The flat portions of the curve are zoomed in when one pays off their mortgage.
The flat portions of the curve are zoomed in when one is mortgage-free.

As you can see here, the person making extra mortgage payments ended up paying off his mortgage in Month 189 (15.75 years), while the person who invested instead paid the full 360 month term. Now you may notice that indeed, the person who invested does come out ahead in net worth, at $1,459,431.07 while the one who paid off his mortgage early has a net worth of $1,007,458.87. This is why people tell you not to pay off your mortgage early. Exclusively using the numbers with very consistent returns does end up pointing towards investing, since it’s a higher rate of return.

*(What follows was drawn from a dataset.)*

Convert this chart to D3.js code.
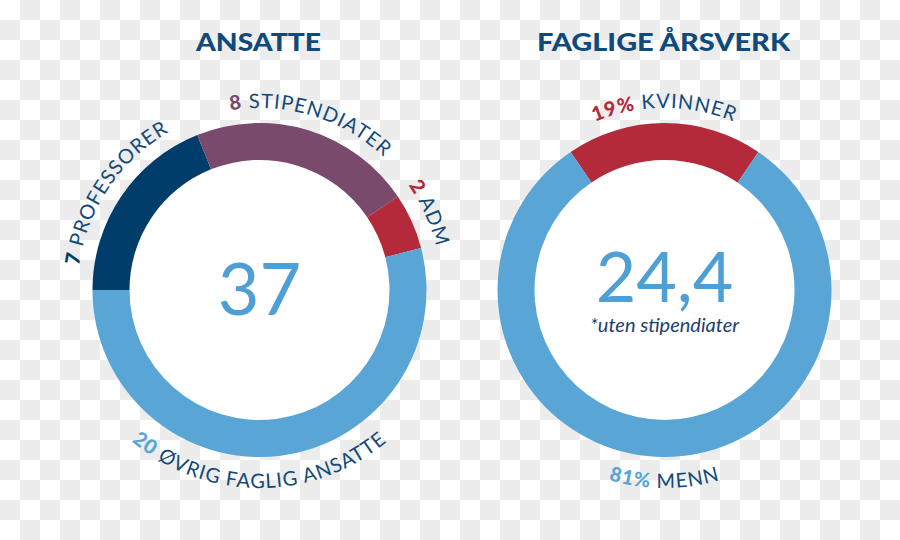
<!DOCTYPE html>
<html>
<head>
<meta charset="utf-8">
<script src="https://cdn.jsdelivr.net/npm/d3@7"></script>
<style>
  html, body { margin: 0; padding: 0; background: #fff; }
  svg { display: block; }
</style>
</head>
<body>
<svg id="chart" width="900" height="540"></svg>
<script>
// ---- data ----
const titles = ["ANSATTE", "FAGLIGE ÅRSVERK"];
const ansatteLabels = ["PROFESSORER", "STIPENDIATER", "ADM", "ØVRIG FAGLIG ANSATTE"];
const ansatteValues = [7, 8, 2, 20];
const arsverkLabels = ["KVINNER", "MENN"];
const arsverkValues = [19, 81];
const centerTexts = ["37", "24,4"];
const centerNote = "*uten stipendiater";

// ---- styles ----
const ansatteColors = ["#003d6a", "#7a4a6d", "#b32b3b", "#59a5d6"];
const arsverkColors = ["#b32b3b", "#59a5d6"];
const textNavy = "#134a7a";
const numberBlue = "#4f9fd7";
const titleWidths = [125, 253];

const W = 900, H = 540;
const svg = d3.select("#chart");

// checkerboard background (transparency pattern of the reference)
const defs = svg.append("defs");
const pat = defs.append("pattern").attr("id", "checker")
  .attr("width", 40).attr("height", 40).attr("patternUnits", "userSpaceOnUse");
pat.append("rect").attr("width", 40).attr("height", 40).attr("fill", "#ffffff");
pat.append("rect").attr("x", 20).attr("y", 0).attr("width", 20).attr("height", 20).attr("fill", "#ececec");
pat.append("rect").attr("x", 0).attr("y", 20).attr("width", 20).attr("height", 20).attr("fill", "#ececec");
svg.append("rect").attr("width", W).attr("height", H).attr("fill", "url(#checker)");

const outerR = 167, innerR = 130;
const rTop = 182, rBot = 198;
const cy = 290;
const centers = [259.5, 664.5];

const arc = d3.arc().innerRadius(innerR).outerRadius(outerR);
const pt = (a, r) => [r * Math.sin(a), -r * Math.cos(a)];

function donut(idx, labels, values, colors, startAngle, suffix) {
  const g = svg.append("g").attr("transform", `translate(${centers[idx]},${cy})`);
  const pie = d3.pie().sort(null).value(d => d)
    .startAngle(startAngle).endAngle(startAngle + 2 * Math.PI);
  const arcs = pie(values);

  g.append("circle").attr("r", innerR + 1).attr("fill", "#fff");
  g.selectAll("path.seg").data(arcs).join("path")
    .attr("class", "seg")
    .attr("d", arc)
    .attr("fill", (d, i) => colors[i]);

  arcs.forEach((d, i) => {
    let m = (d.startAngle + d.endAngle) / 2;
    const isTop = Math.cos(m) > 0;
    let dPath, r;
    if (isTop) {
      r = rTop;
      const p0 = pt(m - Math.PI / 2, r), p1 = pt(m + Math.PI / 2, r);
      dPath = `M${p0[0]},${p0[1]} A${r},${r} 0 0 1 ${p1[0]},${p1[1]}`;
    } else {
      m = Math.PI;
      r = rBot;
      const p0 = pt(m + Math.PI / 2, r), p1 = pt(m - Math.PI / 2, r);
      dPath = `M${p0[0]},${p0[1]} A${r},${r} 0 0 0 ${p1[0]},${p1[1]}`;
    }
    const id = `lp-${idx}-${i}`;
    defs.append("path").attr("id", id)
      .attr("d", dPath)
      .attr("transform", `translate(${centers[idx]},${cy})`);
    const t = svg.append("text")
      .attr("font-family", "Lato, 'Open Sans', sans-serif")
      .attr("font-size", 20)
      .attr("letter-spacing", 1)
      .attr("fill", textNavy);
    const tp = t.append("textPath")
      .attr("href", `#${id}`)
      .attr("startOffset", "50%")
      .attr("text-anchor", "middle");
    tp.append("tspan").attr("font-weight", 900).attr("fill", colors[i])
      .text(values[i] + suffix);
    tp.append("tspan").text(" " + labels[i]);
  });

  // title
  svg.append("text")
    .attr("x", centers[idx] - 1).attr("y", 51)
    .attr("text-anchor", "middle")
    .attr("font-family", "Lato, sans-serif")
    .attr("font-weight", 900)
    .attr("font-size", 25)
    .attr("textLength", titleWidths[idx])
    .attr("lengthAdjust", "spacingAndGlyphs")
    .attr("fill", "#0f4a7b")
    .text(titles[idx]);
  return g;
}

const gL = donut(0, ansatteLabels, ansatteValues, ansatteColors, -Math.PI / 2, "");
const rStart = -(arsverkValues[0] / d3.sum(arsverkValues)) * Math.PI;
const gR = donut(1, arsverkLabels, arsverkValues, arsverkColors, rStart, "%");

gL.append("text")
  .attr("x", 0).attr("y", 25)
  .attr("text-anchor", "middle")
  .attr("font-family", "Lato, sans-serif")
  .attr("font-weight", 400)
  .attr("font-size", 72)
  .attr("fill", numberBlue)
  .text(centerTexts[0]);

gR.append("text")
  .attr("x", 0).attr("y", 12)
  .attr("text-anchor", "middle")
  .attr("font-family", "Lato, sans-serif")
  .attr("font-weight", 400)
  .attr("font-size", 70)
  .attr("fill", numberBlue)
  .text(centerTexts[1]);

gR.append("text")
  .attr("x", 0).attr("y", 42)
  .attr("text-anchor", "middle")
  .attr("font-family", "Lato, sans-serif")
  .attr("font-style", "italic")
  .attr("font-size", 20)
  .attr("fill", "#1d3f6e")
  .text(centerNote);
</script>
</body>
</html>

(I would like to point out on the side though that the person who paid off the house early only spent $83,648 on interest, while the other guy spent $172,459 on interest alone.)

What’s missing?

The problem with this logic is it doesn’t account for risk. There is significantly higher risk in having a mortgage for 30 years. Now, I love investing as much as anyone, but the market can be very volatile. The long run returns are great, and there is more liquidity in investments than your equity in a house.

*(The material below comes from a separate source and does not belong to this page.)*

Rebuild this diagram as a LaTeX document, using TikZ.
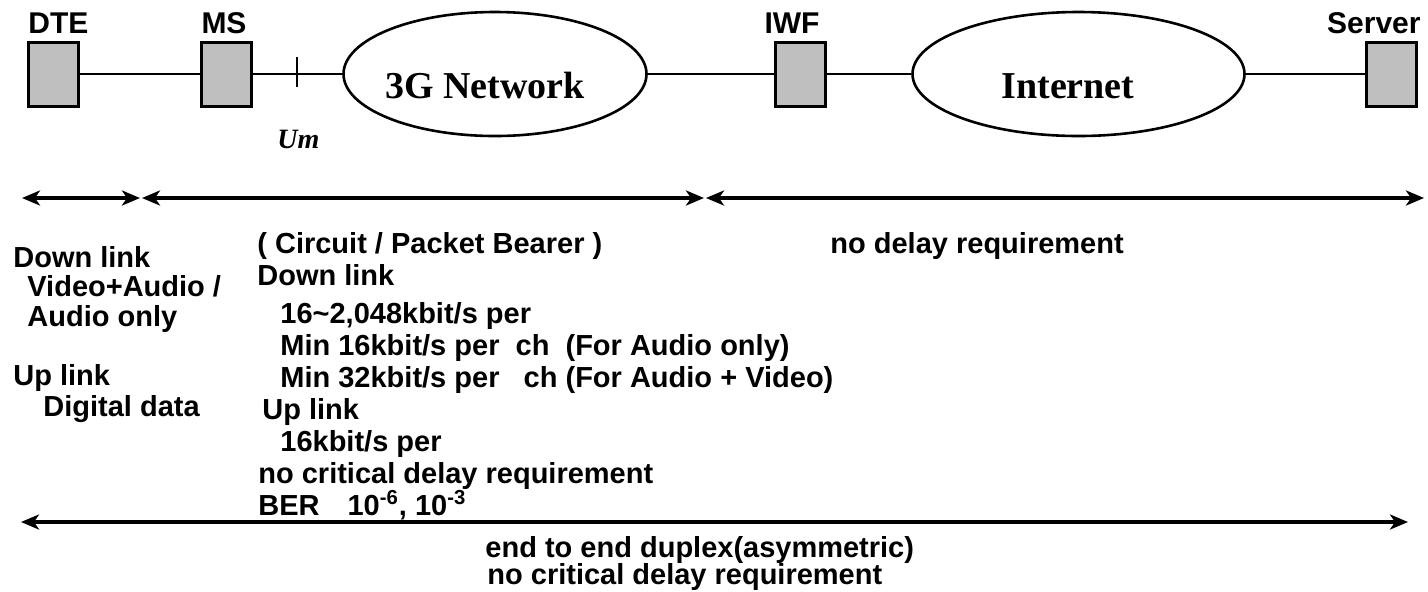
\documentclass[tikz,border=0pt]{standalone}
\usepackage{fontspec}
\setmainfont{Liberation Sans}
\newfontfamily\timesfont{Liberation Serif}
\usetikzlibrary{arrows.meta}
\usetikzlibrary{shapes.geometric}
\tikzset{
  every node/.style = {font = \fontsize{14.5}{16}\selectfont\bfseries, inner sep=0pt}
}
\tikzset{
    >={Stealth[length=9pt,width=7.5pt,inset=2.5pt]}
}
\tikzset{
  unitbox/.style = {draw, line width=1.5pt, fill=black!25,
    minimum width=25pt, minimum height=32pt},
  netcloud/.style = {draw, ellipse, line width=1.3pt},
  nettxt/.style = {font=\timesfont\fontsize{19}{20}\selectfont\bfseries},
  unitlbl/.style = {font=\fontsize{15}{16}\selectfont\bfseries},
  txt/.style = {anchor=base west},
  link/.style = {line width=1pt},
  spanarrow/.style = {<->, line width=2pt}
}

\begin{document}
\begin{tikzpicture}[x=0.5pt,y=-0.5pt]
\fill[white] (0,0) rectangle (1428,591);
\useasboundingbox (0,0) rectangle (1428,591);

% units and networks
\node[unitbox] (dte) at (53.5,74) {};
\node[unitbox] (ms) at (226,74) {};
\node[netcloud, minimum width=151.5pt, minimum height=62pt] (n3g) at (495,74) {};
\node[unitbox] (iwf) at (800,74) {};
\node[netcloud, minimum width=166pt, minimum height=62pt] (inet) at (1078.5,74) {};
\node[unitbox] (srv) at (1391,74) {};

\node[unitlbl, anchor=base west] (ldte) at (28,33) {DTE};
\node[unitlbl, anchor=base] (lms) at (224,33) {MS};
\node[unitlbl, anchor=base] (liwf) at (792,33) {IWF};
\node[unitlbl, anchor=base east] (lsrv) at (1421,33) {Server};
\node[nettxt, anchor=base] (t3g) at (485,98) {3G Network};
\node[nettxt, anchor=base] (tinet) at (1068,98) {Internet};

\draw[link] (dte) -- (ms);
\draw[link] (ms) -- (n3g);
\draw[link] (n3g) -- (iwf);
\draw[link] (iwf) -- (inet);
\draw[link] (inet) -- (srv);

% Um reference point
\coordinate (um1) at (297,57);
\coordinate (um2) at (297,87);
\draw[line width=1pt] (um1) -- (um2);
\node[anchor=base west, font=\timesfont\fontsize{14}{15}\selectfont\bfseries\itshape] (lum) at (277,148) {Um};

% spans
\coordinate (a0) at (22,198);
\coordinate (a1) at (140,198);
\coordinate (a2) at (142,198);
\coordinate (a3) at (704,198);
\coordinate (a4) at (706,198);
\coordinate (a5) at (1424,198);
\coordinate (b0) at (21,522);
\coordinate (b1) at (1408,522);
\draw[spanarrow] (a0) -- (a1);
\draw[spanarrow] (a2) -- (a3);
\draw[spanarrow] (a4) -- (a5);
\draw[spanarrow] (b0) -- (b1);

% requirements
\foreach \x/\y/\t [count=\i] in {
  13/267/{Down link},
  27/296/{Video+Audio /},
  27/326/{Audio only},
  13/385/{Up link},
  43/416/{Digital data},
  257/253/{( Circuit / Packet Bearer )},
  257/285/{Down link},
  280/323/{16\textasciitilde 2,048kbit/s per},
  280/355/{Min 16kbit/s per\ \ ch\ \ (For Audio only)},
  280/387/{Min 32kbit/s per\ \ \ ch (For Audio + Video)},
  262/419/{Up link},
  280/451/{16kbit/s per},
  258/483/{no critical delay requirement},
  258/515/{BER\hspace{14pt}10\textsuperscript{-6}, 10\textsuperscript{-3}},
  830/253/{no delay requirement},
  485/557/{end to end duplex(asymmetric)},
  487/584/{no critical delay requirement}}
  \node[txt] (req\i) at (\x,\y) {\t};
\end{tikzpicture}
\end{document}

However, if you pay off your mortgage early, you free yourself from payments and a lot of fear. If you pay off your house and don’t have a payment in the world to make, your expenses go way down and you won’t have to fear losing your home during a tragedy. As such, there is much less risk and more security in paying off your house early.

That being said, certainly do invest some during this time. Compound interest is powerful stuff, and you should be putting a good amount towards retirement and investments, but don’t neglect the house.

“100% of foreclosures occur on a house with a mortgage.”

-Dave Ramsey

The debt snowball

If you have debt, I highly recommend you use Dave Ramsey’s debt snowball. Mathematically, it doesn’t make as much sense as paying this highest interest debts first, but like he said, (paraphrasing) If you were good at math, you wouldn’t be in debt. It’s based in behavioral psychology. You take your debts from smallest to largest and knock each one out.


If you don’t have debt, give yourself a pat on the back and treat yourself to a nice evening out. If you do have debt, make a plan today to get out of it. Sit down with a spreadsheet, crunch the numbers, create a budget, and make a timeline to get out of debt ASAP. That’s exactly what I did before I even called the mortgage lender. Debt is the master and you are the slave - don’t keep yourself in slavery longer than you have to!